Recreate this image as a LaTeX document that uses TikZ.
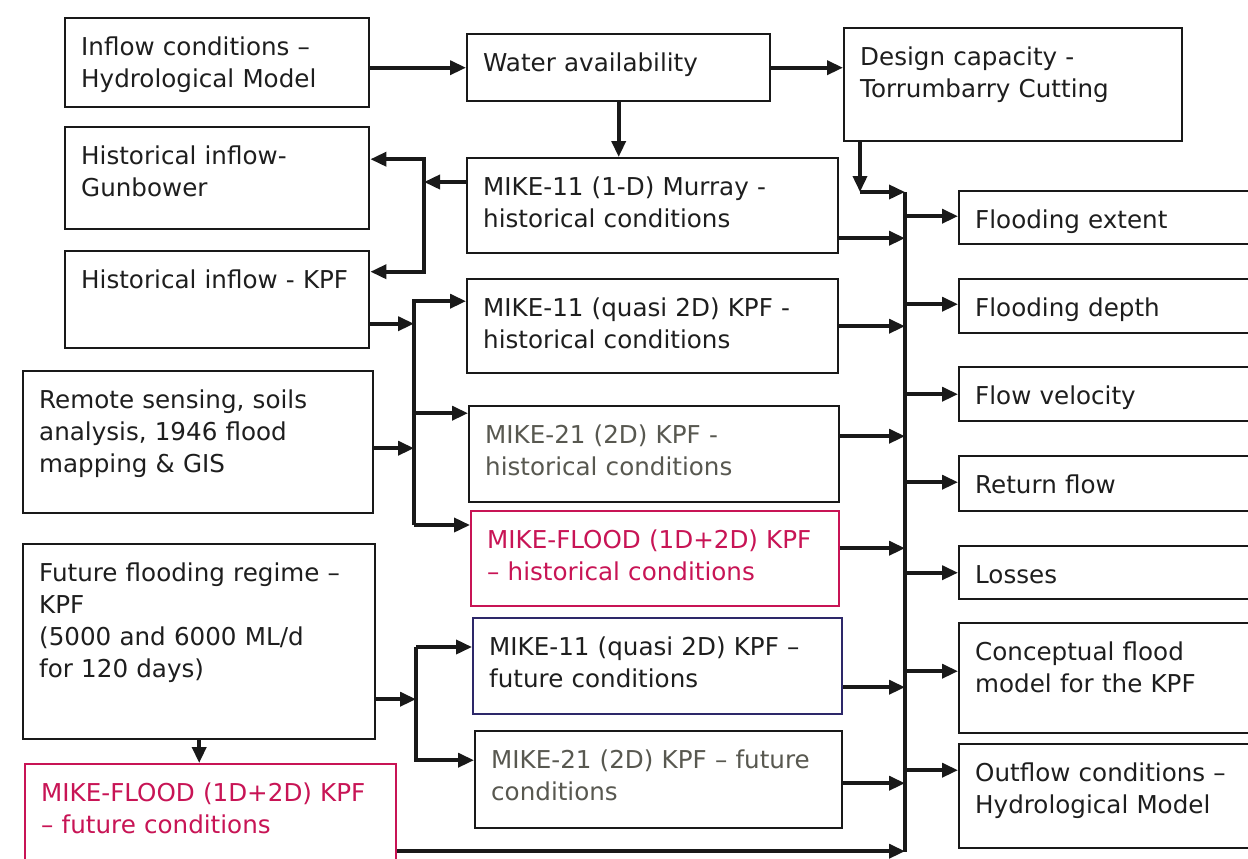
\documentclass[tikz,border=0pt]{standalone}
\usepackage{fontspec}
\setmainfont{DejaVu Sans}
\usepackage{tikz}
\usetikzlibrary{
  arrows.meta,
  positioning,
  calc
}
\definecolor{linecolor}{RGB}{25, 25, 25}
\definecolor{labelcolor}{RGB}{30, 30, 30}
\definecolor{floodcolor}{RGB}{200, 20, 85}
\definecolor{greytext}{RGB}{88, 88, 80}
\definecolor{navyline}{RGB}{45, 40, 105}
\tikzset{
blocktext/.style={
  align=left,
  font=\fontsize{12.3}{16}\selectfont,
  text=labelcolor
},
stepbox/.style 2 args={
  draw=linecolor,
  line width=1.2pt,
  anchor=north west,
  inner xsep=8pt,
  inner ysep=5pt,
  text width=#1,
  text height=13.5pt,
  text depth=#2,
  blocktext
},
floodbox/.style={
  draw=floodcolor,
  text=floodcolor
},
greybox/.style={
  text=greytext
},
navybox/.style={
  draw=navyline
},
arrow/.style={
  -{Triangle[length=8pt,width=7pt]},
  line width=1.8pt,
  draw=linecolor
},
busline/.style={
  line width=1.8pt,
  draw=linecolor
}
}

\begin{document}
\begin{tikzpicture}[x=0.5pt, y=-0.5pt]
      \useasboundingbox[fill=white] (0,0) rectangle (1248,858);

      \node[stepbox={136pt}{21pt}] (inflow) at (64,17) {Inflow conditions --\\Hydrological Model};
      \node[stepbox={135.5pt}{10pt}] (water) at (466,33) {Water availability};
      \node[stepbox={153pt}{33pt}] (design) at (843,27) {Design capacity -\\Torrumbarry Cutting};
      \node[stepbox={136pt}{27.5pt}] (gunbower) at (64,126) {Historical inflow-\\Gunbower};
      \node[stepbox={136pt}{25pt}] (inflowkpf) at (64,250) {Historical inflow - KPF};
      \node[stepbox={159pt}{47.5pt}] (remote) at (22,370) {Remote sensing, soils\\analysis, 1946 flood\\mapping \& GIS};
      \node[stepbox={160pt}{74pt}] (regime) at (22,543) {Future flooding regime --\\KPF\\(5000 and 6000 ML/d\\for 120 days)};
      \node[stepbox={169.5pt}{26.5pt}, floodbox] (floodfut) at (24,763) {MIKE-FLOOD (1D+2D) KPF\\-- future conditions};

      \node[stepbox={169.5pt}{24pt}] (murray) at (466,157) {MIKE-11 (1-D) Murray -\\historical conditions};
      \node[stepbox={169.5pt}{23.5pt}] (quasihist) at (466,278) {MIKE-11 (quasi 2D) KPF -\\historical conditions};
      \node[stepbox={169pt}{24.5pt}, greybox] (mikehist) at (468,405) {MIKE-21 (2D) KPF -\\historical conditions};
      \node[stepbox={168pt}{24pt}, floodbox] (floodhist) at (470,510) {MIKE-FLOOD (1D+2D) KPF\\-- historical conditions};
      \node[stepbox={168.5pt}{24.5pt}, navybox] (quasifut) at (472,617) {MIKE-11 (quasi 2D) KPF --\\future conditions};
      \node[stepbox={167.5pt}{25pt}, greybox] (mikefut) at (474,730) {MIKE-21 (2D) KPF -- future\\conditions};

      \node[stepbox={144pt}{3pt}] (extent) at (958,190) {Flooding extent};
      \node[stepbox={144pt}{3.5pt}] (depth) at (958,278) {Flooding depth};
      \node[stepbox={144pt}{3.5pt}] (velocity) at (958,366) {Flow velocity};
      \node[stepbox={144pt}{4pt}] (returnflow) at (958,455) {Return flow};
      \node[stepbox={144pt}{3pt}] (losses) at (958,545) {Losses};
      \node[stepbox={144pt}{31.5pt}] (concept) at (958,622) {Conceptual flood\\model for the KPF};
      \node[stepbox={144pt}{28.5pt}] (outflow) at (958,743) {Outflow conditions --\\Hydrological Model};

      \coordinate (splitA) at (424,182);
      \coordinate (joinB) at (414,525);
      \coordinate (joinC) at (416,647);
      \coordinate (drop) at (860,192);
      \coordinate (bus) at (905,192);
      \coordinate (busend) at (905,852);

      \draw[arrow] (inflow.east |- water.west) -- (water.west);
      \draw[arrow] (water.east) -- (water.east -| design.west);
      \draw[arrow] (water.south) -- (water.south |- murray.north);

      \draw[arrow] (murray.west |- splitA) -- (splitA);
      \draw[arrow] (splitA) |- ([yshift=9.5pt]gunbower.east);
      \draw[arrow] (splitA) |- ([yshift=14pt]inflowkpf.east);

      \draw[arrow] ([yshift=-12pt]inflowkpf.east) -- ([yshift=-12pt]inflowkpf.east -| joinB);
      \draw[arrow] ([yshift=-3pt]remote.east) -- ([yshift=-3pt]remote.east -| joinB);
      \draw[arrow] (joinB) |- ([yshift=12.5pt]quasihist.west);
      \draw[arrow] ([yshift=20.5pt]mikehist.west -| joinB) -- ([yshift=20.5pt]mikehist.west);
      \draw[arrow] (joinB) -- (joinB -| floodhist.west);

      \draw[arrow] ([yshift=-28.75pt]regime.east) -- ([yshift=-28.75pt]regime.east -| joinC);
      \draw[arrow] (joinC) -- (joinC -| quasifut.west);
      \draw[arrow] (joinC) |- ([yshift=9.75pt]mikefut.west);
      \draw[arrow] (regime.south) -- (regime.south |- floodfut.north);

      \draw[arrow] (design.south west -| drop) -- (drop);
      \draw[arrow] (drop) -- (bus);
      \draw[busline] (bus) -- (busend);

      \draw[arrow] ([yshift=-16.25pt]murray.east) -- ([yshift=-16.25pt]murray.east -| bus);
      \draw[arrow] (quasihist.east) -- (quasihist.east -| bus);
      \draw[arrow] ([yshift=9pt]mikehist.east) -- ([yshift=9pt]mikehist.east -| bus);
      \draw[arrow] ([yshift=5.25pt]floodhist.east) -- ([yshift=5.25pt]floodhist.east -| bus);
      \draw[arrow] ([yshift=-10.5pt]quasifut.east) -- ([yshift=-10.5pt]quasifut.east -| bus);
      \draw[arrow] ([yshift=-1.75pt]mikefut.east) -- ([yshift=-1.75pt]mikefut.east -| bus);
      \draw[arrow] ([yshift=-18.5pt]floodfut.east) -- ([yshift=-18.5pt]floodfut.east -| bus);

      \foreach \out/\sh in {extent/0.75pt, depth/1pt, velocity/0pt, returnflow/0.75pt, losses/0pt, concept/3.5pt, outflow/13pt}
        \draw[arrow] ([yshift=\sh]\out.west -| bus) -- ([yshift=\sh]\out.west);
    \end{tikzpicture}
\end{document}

What to work on: Make an exact copy of the listing above. Do not include the pictures.

In response:
Recreate this image as a LaTeX document that uses TikZ.
\documentclass[tikz,border=0pt]{standalone}
\usepackage{fontspec}
\setmainfont{DejaVu Sans}
\usepackage{tikz}
\usetikzlibrary{
  arrows.meta,
  positioning,
  calc
}
\definecolor{linecolor}{RGB}{25, 25, 25}
\definecolor{labelcolor}{RGB}{30, 30, 30}
\definecolor{floodcolor}{RGB}{200, 20, 85}
\definecolor{greytext}{RGB}{88, 88, 80}
\definecolor{navyline}{RGB}{45, 40, 105}
\tikzset{
blocktext/.style={
  align=left,
  font=\fontsize{12.3}{16}\selectfont,
  text=labelcolor
},
stepbox/.style 2 args={
  draw=linecolor,
  line width=1.2pt,
  anchor=north west,
  inner xsep=8pt,
  inner ysep=5pt,
  text width=#1,
  text height=13.5pt,
  text depth=#2,
  blocktext
},
floodbox/.style={
  draw=floodcolor,
  text=floodcolor
},
greybox/.style={
  text=greytext
},
navybox/.style={
  draw=navyline
},
arrow/.style={
  -{Triangle[length=8pt,width=7pt]},
  line width=1.8pt,
  draw=linecolor
},
busline/.style={
  line width=1.8pt,
  draw=linecolor
}
}

\begin{document}
\begin{tikzpicture}[x=0.5pt, y=-0.5pt]
      \useasboundingbox[fill=white] (0,0) rectangle (1248,858);

      \node[stepbox={136pt}{21pt}] (inflow) at (64,17) {Inflow conditions --\\Hydrological Model};
      \node[stepbox={135.5pt}{10pt}] (water) at (466,33) {Water availability};
      \node[stepbox={153pt}{33pt}] (design) at (843,27) {Design capacity -\\Torrumbarry Cutting};
      \node[stepbox={136pt}{27.5pt}] (gunbower) at (64,126) {Historical inflow-\\Gunbower};
      \node[stepbox={136pt}{25pt}] (inflowkpf) at (64,250) {Historical inflow - KPF};
      \node[stepbox={159pt}{47.5pt}] (remote) at (22,370) {Remote sensing, soils\\analysis, 1946 flood\\mapping \& GIS};
      \node[stepbox={160pt}{74pt}] (regime) at (22,543) {Future flooding regime --\\KPF\\(5000 and 6000 ML/d\\for 120 days)};
      \node[stepbox={169.5pt}{26.5pt}, floodbox] (floodfut) at (24,763) {MIKE-FLOOD (1D+2D) KPF\\-- future conditions};

      \node[stepbox={169.5pt}{24pt}] (murray) at (466,157) {MIKE-11 (1-D) Murray -\\historical conditions};
      \node[stepbox={169.5pt}{23.5pt}] (quasihist) at (466,278) {MIKE-11 (quasi 2D) KPF -\\historical conditions};
      \node[stepbox={169pt}{24.5pt}, greybox] (mikehist) at (468,405) {MIKE-21 (2D) KPF -\\historical conditions};
      \node[stepbox={168pt}{24pt}, floodbox] (floodhist) at (470,510) {MIKE-FLOOD (1D+2D) KPF\\-- historical conditions};
      \node[stepbox={168.5pt}{24.5pt}, navybox] (quasifut) at (472,617) {MIKE-11 (quasi 2D) KPF --\\future conditions};
      \node[stepbox={167.5pt}{25pt}, greybox] (mikefut) at (474,730) {MIKE-21 (2D) KPF -- future\\conditions};

      \node[stepbox={144pt}{3pt}] (extent) at (958,190) {Flooding extent};
      \node[stepbox={144pt}{3.5pt}] (depth) at (958,278) {Flooding depth};
      \node[stepbox={144pt}{3.5pt}] (velocity) at (958,366) {Flow velocity};
      \node[stepbox={144pt}{4pt}] (returnflow) at (958,455) {Return flow};
      \node[stepbox={144pt}{3pt}] (losses) at (958,545) {Losses};
      \node[stepbox={144pt}{31.5pt}] (concept) at (958,622) {Conceptual flood\\model for the KPF};
      \node[stepbox={144pt}{28.5pt}] (outflow) at (958,743) {Outflow conditions --\\Hydrological Model};

      \coordinate (splitA) at (424,182);
      \coordinate (joinB) at (414,525);
      \coordinate (joinC) at (416,647);
      \coordinate (drop) at (860,192);
      \coordinate (bus) at (905,192);
      \coordinate (busend) at (905,852);

      \draw[arrow] (inflow.east |- water.west) -- (water.west);
      \draw[arrow] (water.east) -- (water.east -| design.west);
      \draw[arrow] (water.south) -- (water.south |- murray.north);

      \draw[arrow] (murray.west |- splitA) -- (splitA);
      \draw[arrow] (splitA) |- ([yshift=9.5pt]gunbower.east);
      \draw[arrow] (splitA) |- ([yshift=14pt]inflowkpf.east);

      \draw[arrow] ([yshift=-12pt]inflowkpf.east) -- ([yshift=-12pt]inflowkpf.east -| joinB);
      \draw[arrow] ([yshift=-3pt]remote.east) -- ([yshift=-3pt]remote.east -| joinB);
      \draw[arrow] (joinB) |- ([yshift=12.5pt]quasihist.west);
      \draw[arrow] ([yshift=20.5pt]mikehist.west -| joinB) -- ([yshift=20.5pt]mikehist.west);
      \draw[arrow] (joinB) -- (joinB -| floodhist.west);

      \draw[arrow] ([yshift=-28.75pt]regime.east) -- ([yshift=-28.75pt]regime.east -| joinC);
      \draw[arrow] (joinC) -- (joinC -| quasifut.west);
      \draw[arrow] (joinC) |- ([yshift=9.75pt]mikefut.west);
      \draw[arrow] (regime.south) -- (regime.south |- floodfut.north);

      \draw[arrow] (design.south west -| drop) -- (drop);
      \draw[arrow] (drop) -- (bus);
      \draw[busline] (bus) -- (busend);

      \draw[arrow] ([yshift=-16.25pt]murray.east) -- ([yshift=-16.25pt]murray.east -| bus);
      \draw[arrow] (quasihist.east) -- (quasihist.east -| bus);
      \draw[arrow] ([yshift=9pt]mikehist.east) -- ([yshift=9pt]mikehist.east -| bus);
      \draw[arrow] ([yshift=5.25pt]floodhist.east) -- ([yshift=5.25pt]floodhist.east -| bus);
      \draw[arrow] ([yshift=-10.5pt]quasifut.east) -- ([yshift=-10.5pt]quasifut.east -| bus);
      \draw[arrow] ([yshift=-1.75pt]mikefut.east) -- ([yshift=-1.75pt]mikefut.east -| bus);
      \draw[arrow] ([yshift=-18.5pt]floodfut.east) -- ([yshift=-18.5pt]floodfut.east -| bus);

      \foreach \out/\sh in {extent/0.75pt, depth/1pt, velocity/0pt, returnflow/0.75pt, losses/0pt, concept/3.5pt, outflow/13pt}
        \draw[arrow] ([yshift=\sh]\out.west -| bus) -- ([yshift=\sh]\out.west);
    \end{tikzpicture}
\end{document}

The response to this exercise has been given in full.